AI even helps us build applications and analyze data more rapidly. Ultimately, AI is automating repetitive decision-making and large-scale pattern recognition at scales, speeds, and accuracies unachievable by humans. But most of that would not be happening so rapidly without the cloud.

What AI owes to the cloud

The cloud offers three critical ingredients needed for successful AI.

First, the cloud offers economical, elastic infrastructure to run machine learning algorithms. Cloud infrastructure includes virtual servers loaded with very large amounts of memory for machine learning algorithms; GPU servers ideal for parallel processing needed for deep learning; servers optimized with high network throughput for rapid application of models to real-time data; servers with high performance computing (HPC) features to support extensive modeling and simulation; and additional hardware configurations like Field Programmable Gate Arrays that are also optimized for parallel processing algorithms.

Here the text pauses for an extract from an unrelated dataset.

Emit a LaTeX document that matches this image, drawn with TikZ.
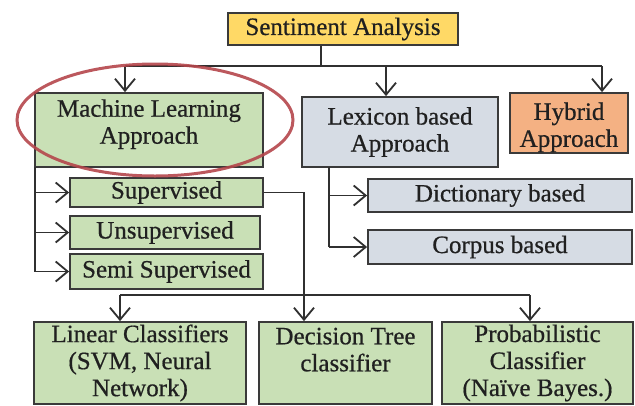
\documentclass[tikz,border=0pt]{standalone}
\usepackage{fontspec}
\setmainfont{Liberation Serif}[BoldFont=Liberation Serif, BoldFeatures={FakeBold=0.6}]
\usetikzlibrary{arrows.meta}
\definecolor{cYellow}{HTML}{FFD966}
\definecolor{cGreen}{HTML}{C9E0B6}
\definecolor{cBlue}{HTML}{D6DCE4}
\definecolor{cOrange}{HTML}{F4B183}
\definecolor{cBorder}{HTML}{3A3A3A}
\definecolor{cLine}{HTML}{303030}
\definecolor{cRing}{HTML}{B5464B}
\definecolor{cText}{HTML}{202020}
\tikzset{
  box/.style={draw=cBorder, line width=1.8pt, inner sep=0pt, align=center,
    font=\fontsize{25}{27}\selectfont\bfseries, text=cText},
  conn/.style={draw=cLine, line width=1.6pt},
  arr/.style={conn, -{Straight Barb[length=12pt,width=20pt,line width=1.8pt]}},
  ring/.style={draw=cRing, draw opacity=0.9, line width=3pt}
}
\begin{document}
\begin{tikzpicture}[x=1pt,y=-1pt]
\useasboundingbox (0,0) rectangle (635,405);
% nodes
\node[box, fill=cYellow, minimum width=230pt, minimum height=32pt] (sa) at (343,29) {Sentiment Analysis};
\node[box, fill=cGreen, minimum width=228pt, minimum height=74pt] (ml) at (149,130) {Machine Learning\\Approach\\[-10pt]\mbox{}};
\node[box, fill=cBlue, minimum width=196pt, minimum height=70pt] (lex) at (400,132) {Lexicon based\\Approach};
\node[box, fill=cOrange, minimum width=118pt, minimum height=60pt] (hyb) at (569,123) {\rule{0pt}{26pt}Hybrid\\Approach};
\node[box, fill=cGreen, minimum width=193pt, minimum height=29pt] (sup) at (166.5,192.5) {Supervised};
\node[box, fill=cGreen, minimum width=190pt, minimum height=33pt] (uns) at (165,232.5) {Unsupervised};
\node[box, fill=cGreen, minimum width=193pt, minimum height=35pt] (semi) at (166.5,271.5) {Semi Supervised};
\node[box, fill=cBlue, minimum width=264pt, minimum height=33pt] (dict) at (500,195.5) {Dictionary based};
\node[box, fill=cBlue, minimum width=264pt, minimum height=34pt] (corp) at (500,247) {Corpus based};
\node[box, fill=cGreen, minimum width=212pt, minimum height=82pt] (lin) at (140,363) {Linear Classifiers\\(SVM, Neural\\Network)};
\node[box, fill=cGreen, minimum width=173pt, minimum height=82pt] (dec) at (345.5,363) {Decision Tree\\classifier\\\mbox{}};
\node[box, fill=cGreen, minimum width=191pt, minimum height=82pt] (prob) at (537.5,363) {Probabilistic\\Classifier\\(Naïve Bayes.)};
% junction coordinates
\coordinate (j0) at (321,66);
\coordinate (a1) at (125,66);
\coordinate (a2) at (386,66);
\coordinate (a3) at (602,66);
\coordinate (mx) at (35,167);
\coordinate (lx) at (329,167);
\coordinate (d1) at (304,295);
\coordinate (b1) at (120,295);
\coordinate (b3) at (530,295);
% top level
\draw[conn] (j0 |- sa.south) -- (j0);
\draw[conn] (a1) -- (a3);
\draw[arr] (a1) -- (a1 |- ml.north);
\draw[arr] (a2) -- (a2 |- lex.north);
\draw[arr] (a3) -- (a3 |- hyb.north);
% machine learning branches
\draw[conn] (mx) -- (mx |- semi.west);
\draw[arr] (mx |- sup.west) -- (sup.west);
\draw[arr] (mx |- uns.west) -- (uns.west);
\draw[arr] (mx |- semi.west) -- (semi.west);
% lexicon branches
\draw[conn] (lx) -- (lx |- corp.west);
\draw[arr] (lx |- dict.west) -- (dict.west);
\draw[arr] (lx |- corp.west) -- (corp.west);
% supervised to classifiers
\draw[arr] (sup.east) -| (d1 |- dec.north);
\draw[conn] (b1) -- (b3);
\draw[arr] (b1) -- (b1 |- lin.north);
\draw[arr] (b3) -- (b3 |- prob.north);
% highlight ring
\draw[ring] (155,120) ellipse [x radius=138, y radius=56];
\end{tikzpicture}
\end{document}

Second, the cloud offers an ever-increasing set of AI algorithms and tools for building AI solutions—and it offers them through services that cloud service providers are continuously updating and improving. This includes services for data ingestion, data transformation, data visualization, AI, machine learning and deep learning. In addition, the leading cloud providers offer data science virtual machine images pre-loaded with the powerful, open source data science and machine learning tools and frameworks used by experienced data scientists to innovate. Recently, cloud service providers have even expanded their tools to include AI services (machine learning as-a-service, predictive modeling as-a-service) and self-service tools that allow traditional developers and data analysts to innovate with AI methods without years of AI and Data Science experience.

And third, there’s data—the lifeblood for machine learning algorithms. Not all data comes from the cloud, but a lot is stored in the cloud—easily accessible in curated datasets ideal for training algorithms. Cloud providers host very large public data sets, many of them with labels ideal for training and comparing AI algorithms.

Without the cloud, the advanced AI solutions entering the marketplace today simply wouldn’t be possible. And the tools that cloud providers are offering are opening the door for more innovation across the federal government, and its industry partners.

What we’re doing with AI and the cloud

Companies are using the AI services and Data Science tools available in the cloud to develop pilots that illustrate the value of automation across the civil, defense, and intelligence areas.

We’ve used predictive modeling tools like the Amazon Machine Learning Service to predict which public water systems would violate safe drinking rules on chloroform in the wake of precipitation events. We’ve used Azure Machine Learning Studio to predict which automakers submitted incorrect gas mileage estimates. We’ve used Google Deep Learning APIs to recognize images. And we’ve used dozens of machine learning libraries available in the R and Python programming languages available in the AWS, Azure, and Google data science virtual machines to help the government with other mission critical tasks.

The future is AI, and the cloud eases the building and deploying of AI point solutions, as well as enterprise-class solutions. Industry partners like General Dynamics IT are excited about the potential of AI and the cloud, and are committed to using the AI tools available in the cloud to develop the solutions that revolutionize the way the government operates.